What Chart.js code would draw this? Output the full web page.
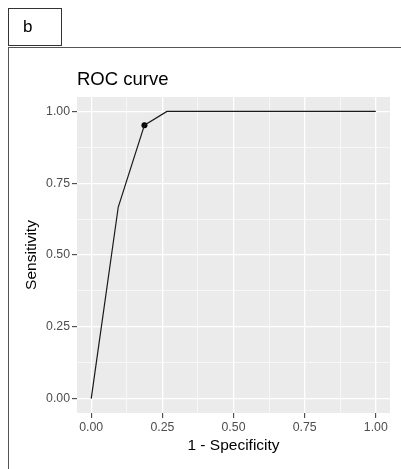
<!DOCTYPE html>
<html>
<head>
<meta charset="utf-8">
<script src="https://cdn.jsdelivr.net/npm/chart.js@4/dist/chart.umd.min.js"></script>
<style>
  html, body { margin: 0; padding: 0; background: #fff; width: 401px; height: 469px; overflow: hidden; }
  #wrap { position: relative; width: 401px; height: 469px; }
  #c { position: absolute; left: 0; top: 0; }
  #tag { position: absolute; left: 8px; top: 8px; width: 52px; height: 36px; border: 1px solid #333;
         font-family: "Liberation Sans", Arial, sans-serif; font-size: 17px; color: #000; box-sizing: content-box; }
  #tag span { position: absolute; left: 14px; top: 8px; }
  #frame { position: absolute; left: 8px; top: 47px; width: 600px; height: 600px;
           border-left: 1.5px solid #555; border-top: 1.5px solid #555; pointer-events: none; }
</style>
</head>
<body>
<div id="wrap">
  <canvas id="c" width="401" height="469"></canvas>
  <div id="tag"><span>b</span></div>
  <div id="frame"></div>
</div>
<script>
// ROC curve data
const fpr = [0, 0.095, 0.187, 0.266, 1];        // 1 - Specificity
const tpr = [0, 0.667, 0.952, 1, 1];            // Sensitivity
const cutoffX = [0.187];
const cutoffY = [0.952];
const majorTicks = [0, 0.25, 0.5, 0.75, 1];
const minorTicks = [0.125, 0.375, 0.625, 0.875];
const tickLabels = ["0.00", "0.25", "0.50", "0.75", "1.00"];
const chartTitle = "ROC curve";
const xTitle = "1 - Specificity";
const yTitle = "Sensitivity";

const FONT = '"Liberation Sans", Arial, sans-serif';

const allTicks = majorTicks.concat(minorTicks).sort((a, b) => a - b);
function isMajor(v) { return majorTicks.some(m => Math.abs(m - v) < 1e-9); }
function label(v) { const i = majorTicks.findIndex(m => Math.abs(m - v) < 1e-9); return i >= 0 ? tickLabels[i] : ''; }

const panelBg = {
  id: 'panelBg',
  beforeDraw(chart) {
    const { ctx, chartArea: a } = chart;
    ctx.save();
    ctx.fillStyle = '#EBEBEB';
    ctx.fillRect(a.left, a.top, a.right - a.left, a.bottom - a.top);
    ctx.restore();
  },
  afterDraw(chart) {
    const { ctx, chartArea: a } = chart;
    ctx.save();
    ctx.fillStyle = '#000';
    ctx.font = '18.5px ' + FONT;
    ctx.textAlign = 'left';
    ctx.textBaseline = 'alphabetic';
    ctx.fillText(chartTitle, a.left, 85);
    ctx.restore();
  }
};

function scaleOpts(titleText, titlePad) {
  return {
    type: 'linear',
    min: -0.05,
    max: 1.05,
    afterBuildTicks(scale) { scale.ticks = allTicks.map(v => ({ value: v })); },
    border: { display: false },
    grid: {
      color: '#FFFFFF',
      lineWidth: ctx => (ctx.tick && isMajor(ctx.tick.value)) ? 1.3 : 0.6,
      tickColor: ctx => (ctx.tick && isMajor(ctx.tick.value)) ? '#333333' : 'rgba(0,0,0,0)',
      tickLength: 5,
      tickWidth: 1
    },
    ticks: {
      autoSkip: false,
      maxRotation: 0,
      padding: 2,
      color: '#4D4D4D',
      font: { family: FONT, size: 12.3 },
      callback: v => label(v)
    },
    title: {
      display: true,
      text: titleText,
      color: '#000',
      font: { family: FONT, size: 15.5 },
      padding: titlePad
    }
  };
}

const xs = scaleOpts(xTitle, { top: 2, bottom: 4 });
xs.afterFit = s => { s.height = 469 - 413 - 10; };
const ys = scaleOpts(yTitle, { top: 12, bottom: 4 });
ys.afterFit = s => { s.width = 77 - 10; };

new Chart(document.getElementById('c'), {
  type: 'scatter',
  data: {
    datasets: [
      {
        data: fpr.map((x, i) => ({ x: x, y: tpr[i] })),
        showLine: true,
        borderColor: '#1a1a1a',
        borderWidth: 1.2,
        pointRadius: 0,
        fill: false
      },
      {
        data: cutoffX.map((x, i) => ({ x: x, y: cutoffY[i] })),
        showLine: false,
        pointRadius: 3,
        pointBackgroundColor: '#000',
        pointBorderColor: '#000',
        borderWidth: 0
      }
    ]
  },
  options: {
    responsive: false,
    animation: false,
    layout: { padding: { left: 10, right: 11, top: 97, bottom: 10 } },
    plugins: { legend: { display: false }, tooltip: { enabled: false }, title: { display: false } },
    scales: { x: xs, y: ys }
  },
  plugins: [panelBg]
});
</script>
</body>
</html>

• WHAT YOU WILL DO: Write out the full listing verbatim, excluding its pictures.

• CORRECT RESPONSE:
What Chart.js code would draw this? Output the full web page.
<!DOCTYPE html>
<html>
<head>
<meta charset="utf-8">
<script src="https://cdn.jsdelivr.net/npm/chart.js@4/dist/chart.umd.min.js"></script>
<style>
  html, body { margin: 0; padding: 0; background: #fff; width: 401px; height: 469px; overflow: hidden; }
  #wrap { position: relative; width: 401px; height: 469px; }
  #c { position: absolute; left: 0; top: 0; }
  #tag { position: absolute; left: 8px; top: 8px; width: 52px; height: 36px; border: 1px solid #333;
         font-family: "Liberation Sans", Arial, sans-serif; font-size: 17px; color: #000; box-sizing: content-box; }
  #tag span { position: absolute; left: 14px; top: 8px; }
  #frame { position: absolute; left: 8px; top: 47px; width: 600px; height: 600px;
           border-left: 1.5px solid #555; border-top: 1.5px solid #555; pointer-events: none; }
</style>
</head>
<body>
<div id="wrap">
  <canvas id="c" width="401" height="469"></canvas>
  <div id="tag"><span>b</span></div>
  <div id="frame"></div>
</div>
<script>
// ROC curve data
const fpr = [0, 0.095, 0.187, 0.266, 1];        // 1 - Specificity
const tpr = [0, 0.667, 0.952, 1, 1];            // Sensitivity
const cutoffX = [0.187];
const cutoffY = [0.952];
const majorTicks = [0, 0.25, 0.5, 0.75, 1];
const minorTicks = [0.125, 0.375, 0.625, 0.875];
const tickLabels = ["0.00", "0.25", "0.50", "0.75", "1.00"];
const chartTitle = "ROC curve";
const xTitle = "1 - Specificity";
const yTitle = "Sensitivity";

const FONT = '"Liberation Sans", Arial, sans-serif';

const allTicks = majorTicks.concat(minorTicks).sort((a, b) => a - b);
function isMajor(v) { return majorTicks.some(m => Math.abs(m - v) < 1e-9); }
function label(v) { const i = majorTicks.findIndex(m => Math.abs(m - v) < 1e-9); return i >= 0 ? tickLabels[i] : ''; }

const panelBg = {
  id: 'panelBg',
  beforeDraw(chart) {
    const { ctx, chartArea: a } = chart;
    ctx.save();
    ctx.fillStyle = '#EBEBEB';
    ctx.fillRect(a.left, a.top, a.right - a.left, a.bottom - a.top);
    ctx.restore();
  },
  afterDraw(chart) {
    const { ctx, chartArea: a } = chart;
    ctx.save();
    ctx.fillStyle = '#000';
    ctx.font = '18.5px ' + FONT;
    ctx.textAlign = 'left';
    ctx.textBaseline = 'alphabetic';
    ctx.fillText(chartTitle, a.left, 85);
    ctx.restore();
  }
};

function scaleOpts(titleText, titlePad) {
  return {
    type: 'linear',
    min: -0.05,
    max: 1.05,
    afterBuildTicks(scale) { scale.ticks = allTicks.map(v => ({ value: v })); },
    border: { display: false },
    grid: {
      color: '#FFFFFF',
      lineWidth: ctx => (ctx.tick && isMajor(ctx.tick.value)) ? 1.3 : 0.6,
      tickColor: ctx => (ctx.tick && isMajor(ctx.tick.value)) ? '#333333' : 'rgba(0,0,0,0)',
      tickLength: 5,
      tickWidth: 1
    },
    ticks: {
      autoSkip: false,
      maxRotation: 0,
      padding: 2,
      color: '#4D4D4D',
      font: { family: FONT, size: 12.3 },
      callback: v => label(v)
    },
    title: {
      display: true,
      text: titleText,
      color: '#000',
      font: { family: FONT, size: 15.5 },
      padding: titlePad
    }
  };
}

const xs = scaleOpts(xTitle, { top: 2, bottom: 4 });
xs.afterFit = s => { s.height = 469 - 413 - 10; };
const ys = scaleOpts(yTitle, { top: 12, bottom: 4 });
ys.afterFit = s => { s.width = 77 - 10; };

new Chart(document.getElementById('c'), {
  type: 'scatter',
  data: {
    datasets: [
      {
        data: fpr.map((x, i) => ({ x: x, y: tpr[i] })),
        showLine: true,
        borderColor: '#1a1a1a',
        borderWidth: 1.2,
        pointRadius: 0,
        fill: false
      },
      {
        data: cutoffX.map((x, i) => ({ x: x, y: cutoffY[i] })),
        showLine: false,
        pointRadius: 3,
        pointBackgroundColor: '#000',
        pointBorderColor: '#000',
        borderWidth: 0
      }
    ]
  },
  options: {
    responsive: false,
    animation: false,
    layout: { padding: { left: 10, right: 11, top: 97, bottom: 10 } },
    plugins: { legend: { display: false }, tooltip: { enabled: false }, title: { display: false } },
    scales: { x: xs, y: ys }
  },
  plugins: [panelBg]
});
</script>
</body>
</html>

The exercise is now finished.